The hotel's design has been tweaked with input from the overseeing Design Review Board. Eddie Abeyta, a senior vice president at HKS, mentioned that the board wanted the corner of Hollywood Boulevard and Argyle Avenue to be a prominent feature, so a steel structure that will be illuminated at night with LED lighting will be put there.
HKS is expecting to submit its drawings to the city shortly to get building permits for the project, estimated at $500 million. Yee said HKS expects construction to start at the end of this year on the hotel, which is being developed by Legacy Partners of Foster City, Gatehouse Capital Corp. of Dallas and HEI Hospitality of Norwalk, Conn.
Last month, the City Council signed off on the project despite opposition from businesses forced to close as a result of the hotel construction. The Community Redevelopment Agency said last month it was still negotiating with current property owners on the site, but Craig Trager, whose Vintage Bar Group runs Daddy's on Vine Street, said last week he received a 90-day notice to vacate.
Could Kabuki Restaurants Inc. become the next PF Chang's?
The Burbank-based Japanese restaurant chain is revving up its expansion. And David Lee, the Korean-born founder and chief executive, is angling to eventually take the company public and spread its brand of inexpensive sushi across the country.
Kabuki still has a ways to go before it's a household name outside of Southern California. The company established its first Pasadena location in 1991 and now operates nine restaurants. The company grew by 40 percent last year and has plans to open five more restaurants this year and jump to other markets, including Northern California, in the near future.

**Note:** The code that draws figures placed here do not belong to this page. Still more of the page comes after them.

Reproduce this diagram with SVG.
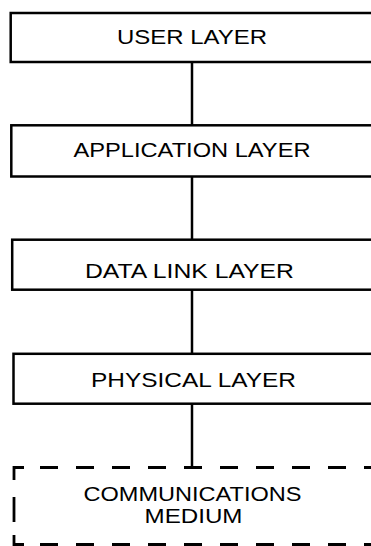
<svg xmlns="http://www.w3.org/2000/svg" width="371" height="546" viewBox="0 0 371 546">
  <style>
    .box { fill: #fff; stroke: #000; stroke-width: 2.5; }
    .wire { stroke: #000; stroke-width: 2.5; fill: none; }
    .dash { stroke: #000; stroke-width: 2.8; fill: none; }
    .lbl { font-family: "Liberation Sans", Arial, Helvetica, sans-serif; font-size: 21px; fill: #000; }
  </style>
  <rect width="371" height="546" fill="#fff"/>

  <!-- vertical links between the stacked layers -->
  <g id="connectors">
    <line class="wire" x1="192" y1="62" x2="192" y2="125.3"/>
    <line class="wire" x1="192" y1="176.5" x2="192" y2="239.7"/>
    <line class="wire" x1="192" y1="289.7" x2="192" y2="353.8"/>
    <line class="wire" x1="192" y1="403.7" x2="192" y2="467.5"/>
  </g>

  <g id="user-layer">
    <rect class="box" x="10.7" y="13" width="380" height="49"/>
    <text class="lbl" x="117" y="43.5" textLength="150" lengthAdjust="spacingAndGlyphs">USER LAYER</text>
  </g>

  <g id="application-layer">
    <rect class="box" x="11.3" y="125.3" width="380" height="51.2"/>
    <text class="lbl" x="73.5" y="157" textLength="237" lengthAdjust="spacingAndGlyphs">APPLICATION LAYER</text>
  </g>

  <g id="data-link-layer">
    <rect class="box" x="12.2" y="239.7" width="380" height="50"/>
    <text class="lbl" x="85" y="277.5" textLength="209" lengthAdjust="spacingAndGlyphs">DATA LINK LAYER</text>
  </g>

  <g id="physical-layer">
    <rect class="box" x="13.5" y="353.8" width="380" height="49.9"/>
    <text class="lbl" x="91" y="387" textLength="205" lengthAdjust="spacingAndGlyphs">PHYSICAL LAYER</text>
  </g>

  <g id="communications-medium">
    <!-- corners and left side -->
    <path class="dash" d="M 14 480 V 467.5 H 24"/>
    <path class="dash" d="M 14 497 V 522"/>
    <path class="dash" d="M 14 535 V 544.5 H 24"/>
    <!-- top and bottom dashed edges -->
    <line class="dash" x1="40" y1="467.5" x2="371" y2="467.5" stroke-dasharray="18 18"/>
    <line class="dash" x1="40" y1="544.5" x2="371" y2="544.5" stroke-dasharray="18 18"/>
    <text class="lbl" x="83.5" y="500.7" textLength="218" lengthAdjust="spacingAndGlyphs">COMMUNICATIONS</text>
    <text class="lbl" x="144.5" y="523.3" textLength="98" lengthAdjust="spacingAndGlyphs">MEDIUM</text>
  </g>
</svg>
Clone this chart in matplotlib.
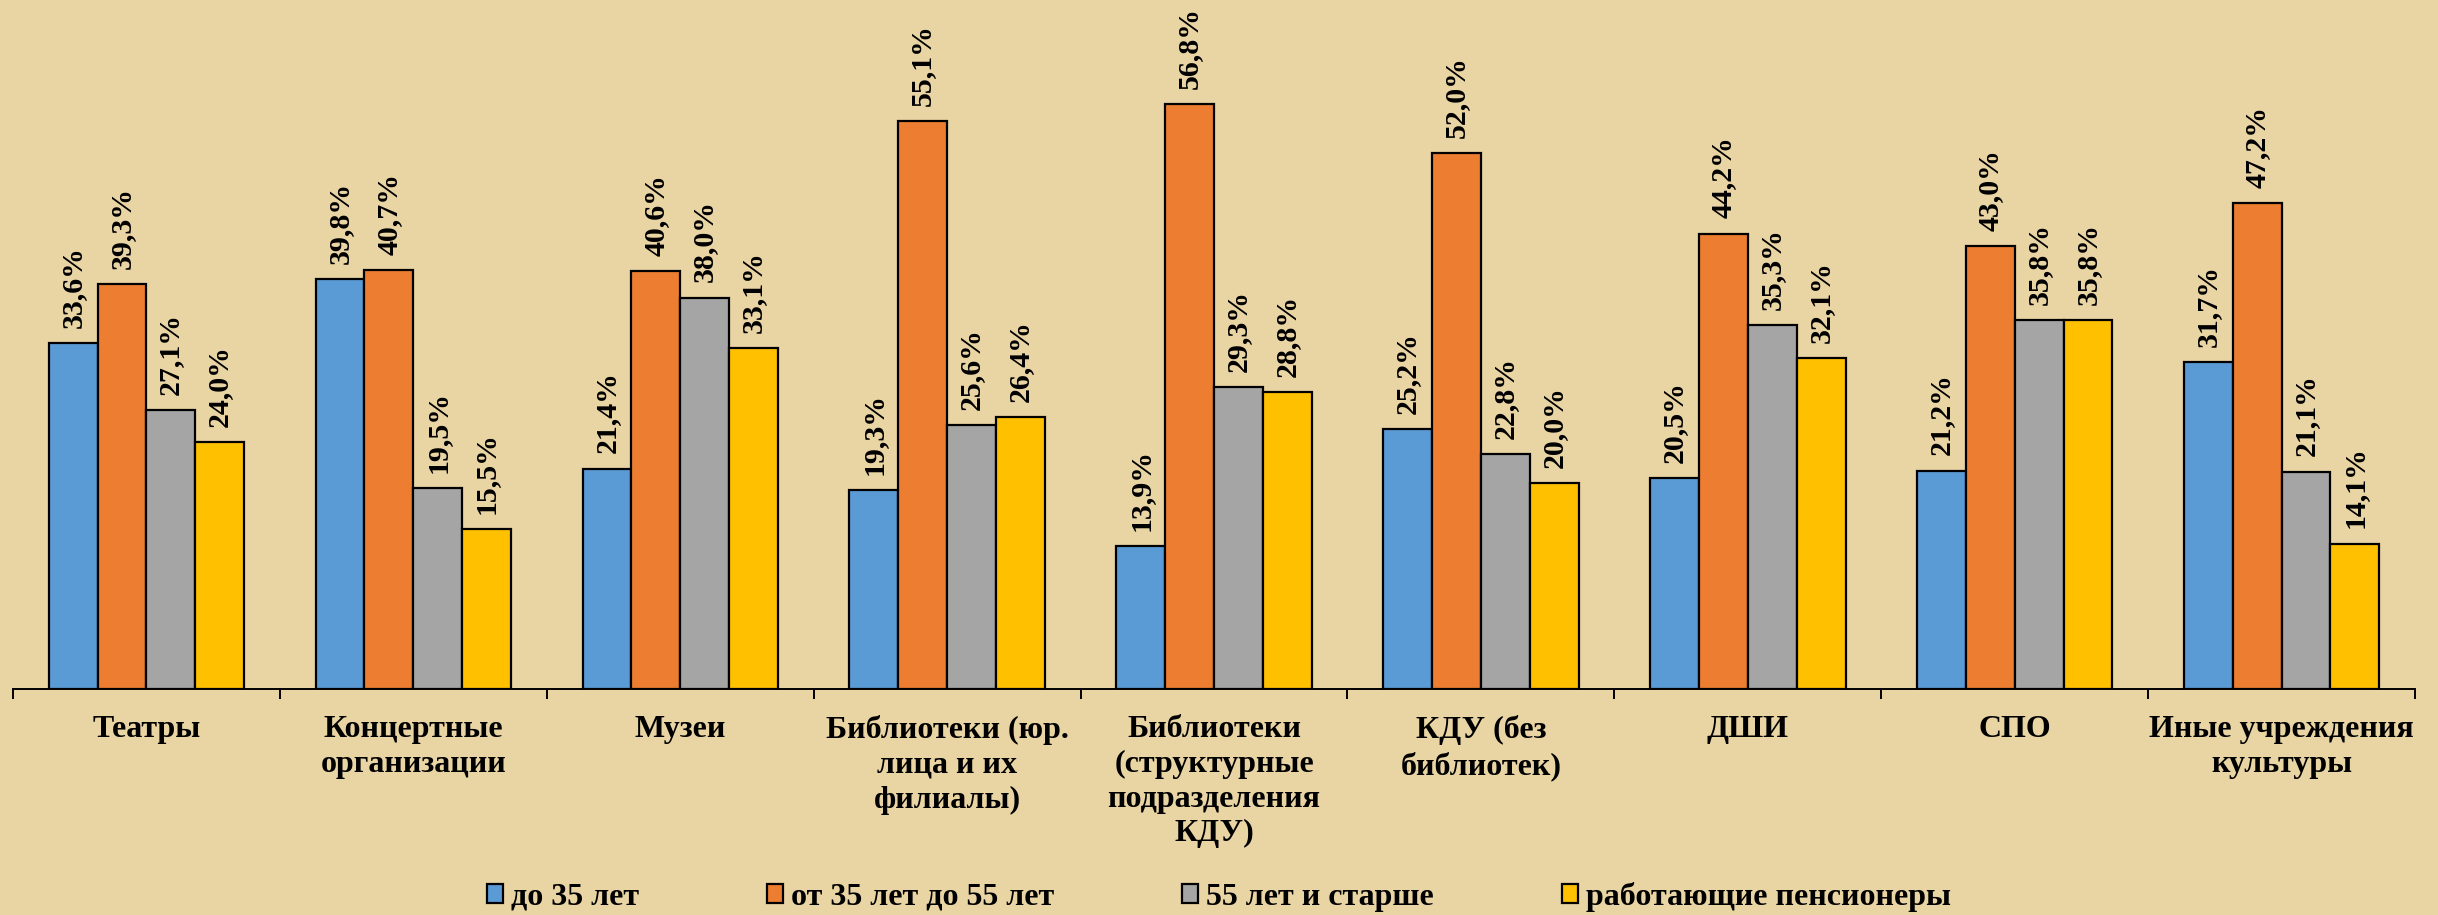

"Consumers are dining out more, so they don't want to eat just American food or Chinese food or Italian everyday. That has been a big plus for us," said Young Kim, a marketing manager at Kabuki.
Kabuki entices diners at its 5,000- to 5,500-square-foot locations by serving sushi at a fraction of the price of its competitors and with its menu of nearly 200 dishes. Teriyaki beef, chicken hibachi and pan-fried black cod are among the available items, so even a person who shies away from raw fish can find a suitable entr & #233;e.
Kabuki has settled into the restaurant scene as Asian concepts are gaining steam. PF Chang's China Bistro Inc. is, of course, the go-to example of an Asian chain on the move. But Calabasas Hills-based Cheesecake Factory Inc. also has said it will be introducing an Asian restaurant. Lee may have beaten Cheesecake to the punch: he likens Kabuki to Cheesecake Factory for the Japanese food eater.